City of a Thousand Feelings is a fantasy novella
by Anya Johanna DeNiro, published by Aqueduct Press, and it’s a
story that I am still turning over in my mind days after reading it.
I first fell in love with DeNiro’s writing when I read her
divine (literally) story “Faint Voices, Increasingly Desperate” in Shimmer some
years ago. City of a Thousand Feelings is further evidence of
DeNiro’s deft skill at writing stories that are both strange, beautiful
and profound, full of surreal imagery and gleaming with lyrical prose.
In this novella, DeNiro blends bold brushstrokes of
epic fantasy and social allegory with an intimately detailed and wrenching
portrayal of a long and complex relationship between two people who have both
been bruised and battered by a hostile world.

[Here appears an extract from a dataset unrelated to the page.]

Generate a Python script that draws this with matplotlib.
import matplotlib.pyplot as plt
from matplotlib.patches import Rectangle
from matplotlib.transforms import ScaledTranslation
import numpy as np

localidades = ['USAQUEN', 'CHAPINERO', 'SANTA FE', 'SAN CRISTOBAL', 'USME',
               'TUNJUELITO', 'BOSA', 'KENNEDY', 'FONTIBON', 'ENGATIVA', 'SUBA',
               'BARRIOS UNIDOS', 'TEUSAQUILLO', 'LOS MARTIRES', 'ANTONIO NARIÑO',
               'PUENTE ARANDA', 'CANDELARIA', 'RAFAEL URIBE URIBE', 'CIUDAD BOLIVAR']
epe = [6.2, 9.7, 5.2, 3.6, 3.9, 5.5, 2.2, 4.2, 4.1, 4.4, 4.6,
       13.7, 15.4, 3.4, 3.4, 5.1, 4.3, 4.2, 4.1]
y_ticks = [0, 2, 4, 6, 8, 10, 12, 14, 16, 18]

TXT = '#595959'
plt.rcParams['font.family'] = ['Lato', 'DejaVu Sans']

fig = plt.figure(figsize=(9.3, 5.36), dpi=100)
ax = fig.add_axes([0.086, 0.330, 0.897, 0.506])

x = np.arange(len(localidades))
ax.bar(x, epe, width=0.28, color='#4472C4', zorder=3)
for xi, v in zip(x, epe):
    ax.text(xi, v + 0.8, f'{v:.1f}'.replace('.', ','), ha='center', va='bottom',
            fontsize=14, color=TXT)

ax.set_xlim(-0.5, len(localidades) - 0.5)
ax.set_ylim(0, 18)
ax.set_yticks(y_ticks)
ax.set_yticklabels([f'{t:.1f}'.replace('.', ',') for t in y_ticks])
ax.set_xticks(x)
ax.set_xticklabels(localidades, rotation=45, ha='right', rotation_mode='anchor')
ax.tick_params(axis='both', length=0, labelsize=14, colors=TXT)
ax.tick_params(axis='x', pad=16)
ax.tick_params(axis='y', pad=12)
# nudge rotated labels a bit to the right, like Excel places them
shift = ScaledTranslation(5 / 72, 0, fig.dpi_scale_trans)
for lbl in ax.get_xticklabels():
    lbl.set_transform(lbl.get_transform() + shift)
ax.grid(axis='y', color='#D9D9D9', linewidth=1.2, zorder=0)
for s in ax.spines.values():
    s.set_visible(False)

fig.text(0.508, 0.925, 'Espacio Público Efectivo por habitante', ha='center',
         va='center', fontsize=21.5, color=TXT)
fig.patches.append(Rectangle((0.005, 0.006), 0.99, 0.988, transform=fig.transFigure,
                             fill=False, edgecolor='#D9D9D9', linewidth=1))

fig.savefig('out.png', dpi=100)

The official blurb from Aqueduct Press:
The City of a Thousand Feelings doesn’t let certain people inside its walls. It’s a place where emotions can become visible, but it flees the approach of a makeshift army who want to enter. Two of the trans women in this army forge a deep, complicated, and at times contentious friendship spanning thirty years. They must come to terms with not only the City’s literal and figurative gatekeeping, but also other, even more sinister forces that use necromancy against them. As the narrator and her friend’s lives are sundered apart, they must come to terms with what it means to not have a home, and what it means to be queer and aching for such a home. A sword and sorcery tale with emotional resonance, City of a Thousand Feelings brims with both the visceral and the allegorical, allowing the two trans women at the center of the story to claim their own space.

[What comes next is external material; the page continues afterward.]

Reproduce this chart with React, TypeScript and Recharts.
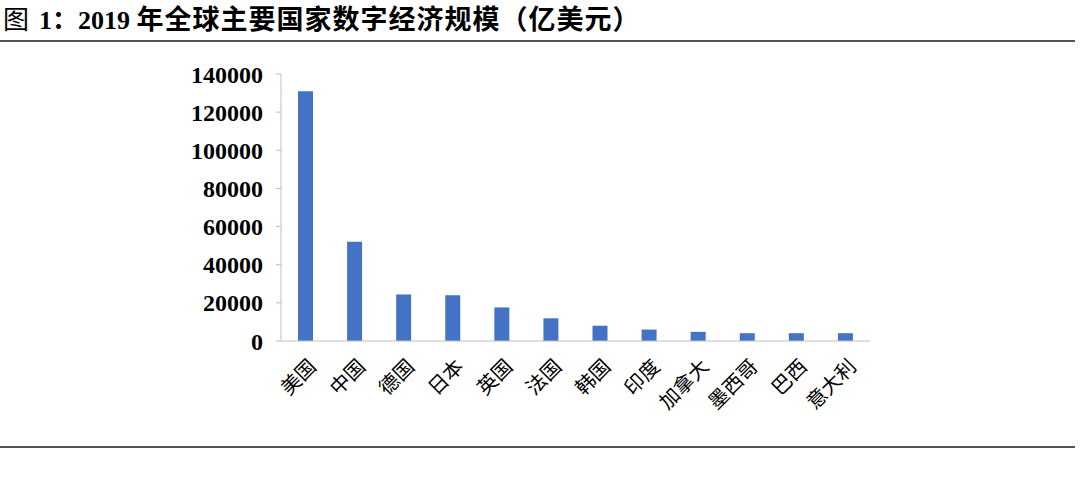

There are two trans women at the heart of this story. One is
the unnamed narrator. The other is the woman she is telling the story to–her
sister in arms–and her name changes through the years, from Melody to
Mystery to Mercy.
We first encounter the women as they are about to launch an
assault on the City as part of an army, made up of people who are desperate to
get into the City and to punish and defeat those who have rejected them for so
long. Righteous though their cause may be, the assault does not end well, and
in the aftermath of the battle the two women are separated for many
years. Through the rest of the novella, DeNiro shows us how the two women
deal with the aftermath of that battle, how they survive, how they are
reunited, and how they eventually make a final audacious attempt to return to
the City and fight for a new purpose.
City of a Thousand Feelings has a strong
allegorical bent. Most obviously, there’s the City of Feelings itself, a place
with gatekeepers and walls, that does not allow the trans women to enter, and
which turns out to be quite different on the inside than what those on the
outside believed it to be. The novella also has riveting fight scenes full of
magic and mayhem that recall the allure of classic sword and sorcery tales.
There are eye-popping monsters, dead angels, dazzling spells, fiendish
corpse-mongers, and the scenes set inside the City itself are stunning in their
imaginative power.
What makes the story even more compelling, is that DeNiro
gives you all this, allegory and action, without ever losing sight of the heart
of the story: the fundamental bond and evolving relationship between two
characters who choose different ways to survive, and yet find a greater power,
and maybe even a new kind of salvation, when they come together.
One of the many things I love about City of a
Thousand Feelings, is how the story goes for difficult and complex
emotional truths rather than facile answers as it deals with the fallout of
trauma, grief, and defeat. Nothing comes easy here, and every small victory is
dearly paid for, but even so, DeNiro shows us the power and possibility of hope
and love, solidarity and friendship.
The hardest thing in the world–this world–is to allow yourself to be loved. Love is the groundswell and the bedrock, the tide and the shore.
City
of a Thousand Feelings is available now from Aqueduct Press.